Hiring vs outsourcing backend automation
When to hire your first backend engineer, when to keep outsourcing to an agency, and how to avoid the worst of both worlds.
A weird article from an agency to write
We are an agency. We get paid when you outsource. So the obvious bias is "outsource forever." We will not do that here. Here is the honest version.
When you should hire
- You have >3 months of continuous backend work in the pipeline
- The work is deeply tied to the business (not a one-off integration, but ongoing product development)
- You have a senior person who can manage the hire (junior + no mentor = bad outcome)

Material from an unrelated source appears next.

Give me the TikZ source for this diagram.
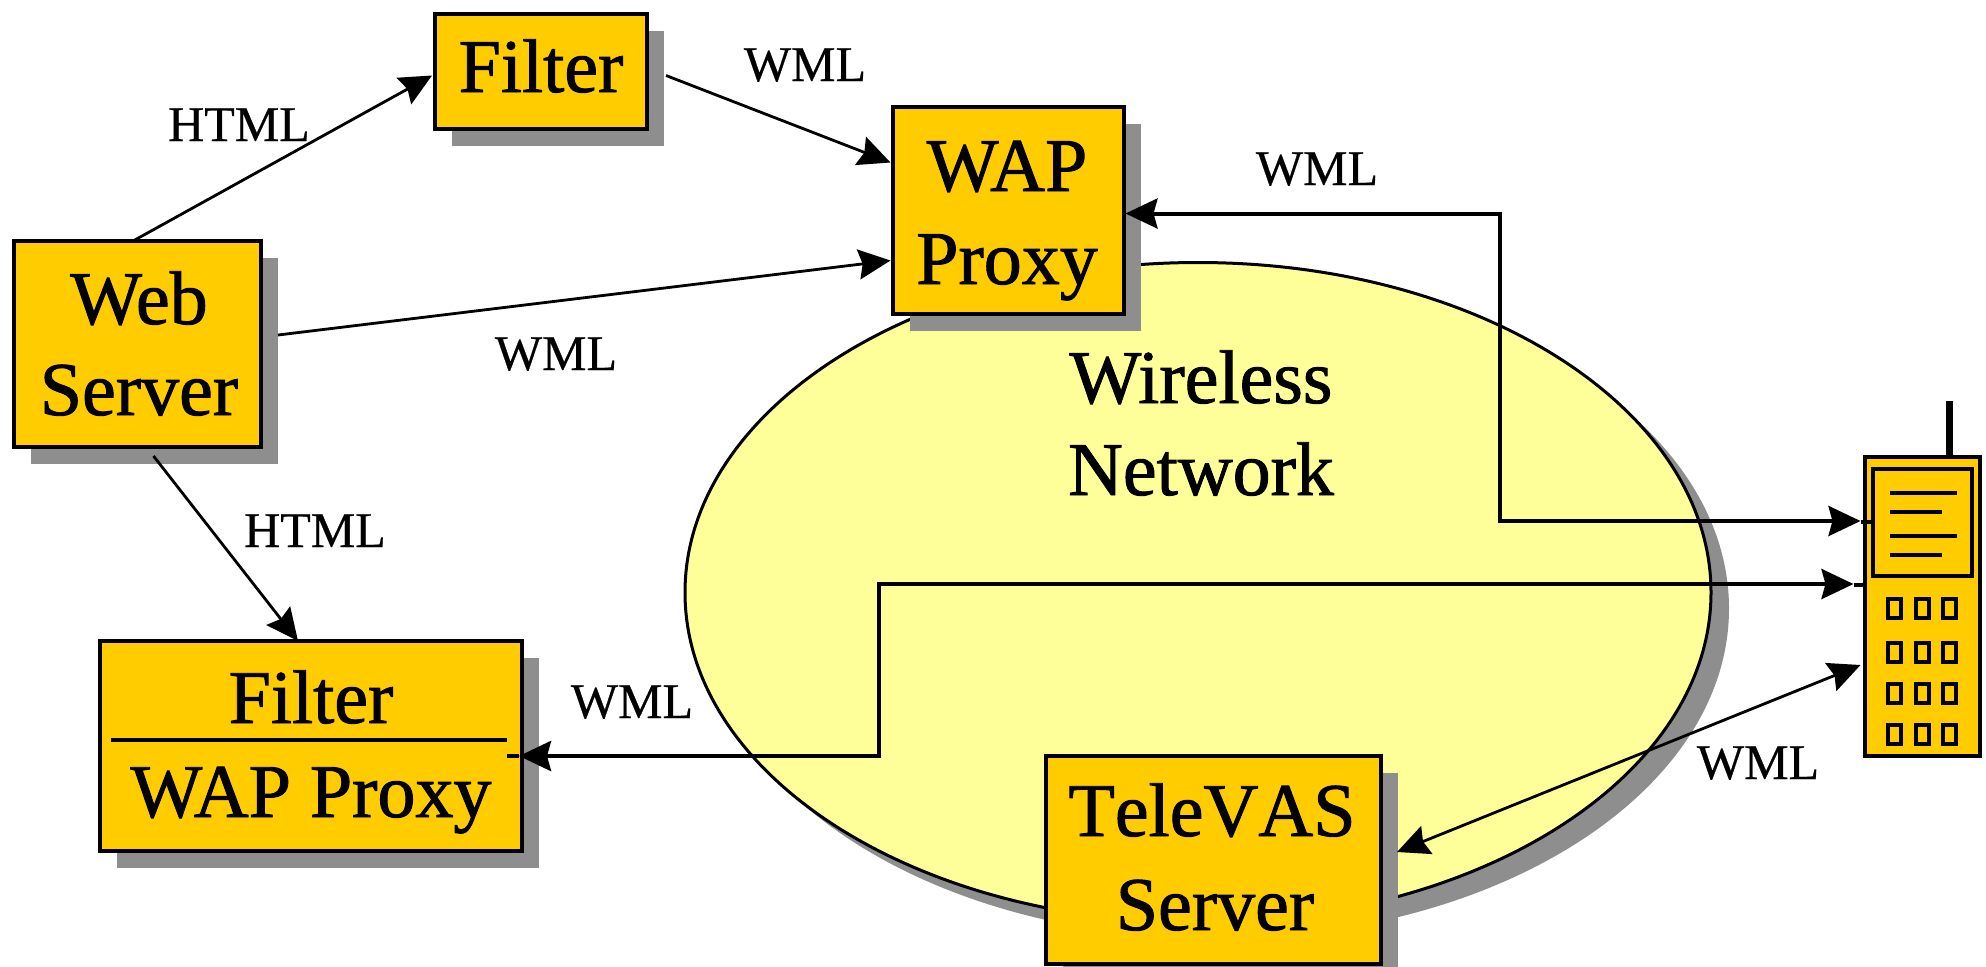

- You can offer competitive compensation for the role you want to fill
A full-time backend engineer in 2026 costs 120k–200k+ USD all-in depending on geography. That is fine if the work justifies it.
When you should outsource
- The work is bounded — a defined integration, a migration, a specific automation
- You need senior skill for less than 40 hours a week
- The work is not the core business — supporting infrastructure rather than the product
- Your first hire would be working alone with no senior backend mentor
A good agency or contractor handles bursts of work without the hire-and-fire cycle.
The worst of both worlds
We see SMBs fall into two failure modes:
Failure mode 1: hire too early. A junior backend engineer working alone for 6 months builds the wrong thing. They have nobody to push back on bad ideas. The codebase becomes unmaintainable. You either hire a senior to clean it up (expensive) or restart (more expensive).
Failure mode 2: outsource indefinitely. The agency builds great things, but five different agencies have touched the codebase over three years, none of them owns it now, and adding a small feature takes a month of "reading code we did not write."
The cure for both is one senior owner. Either hire one, or have the agency commit to owning the codebase for as long as you use it.
The hybrid
Most SMBs we work with do this:
- Outsource the first 6–12 months while the workload is bursty
- Hire a senior backend engineer once the team is sure the work is steady
- Keep the agency on retainer for surge capacity and second-opinion architecture
This is the cheapest path that does not compromise quality. We tell clients to plan for this from day one — keep the agency-built codebase documented and review-able so the eventual hire can take ownership in weeks, not months.
What to ask an agency before signing
- Will you commit to a single owner on our account?
- Will you write tests, docs, and runbooks our future hire can read?
- Can our hire take over the codebase without a six-month "handoff" tax?
- Will you give us our infrastructure credentials and code in our repo from day one?
If the answer to any of those is hedged, find another agency.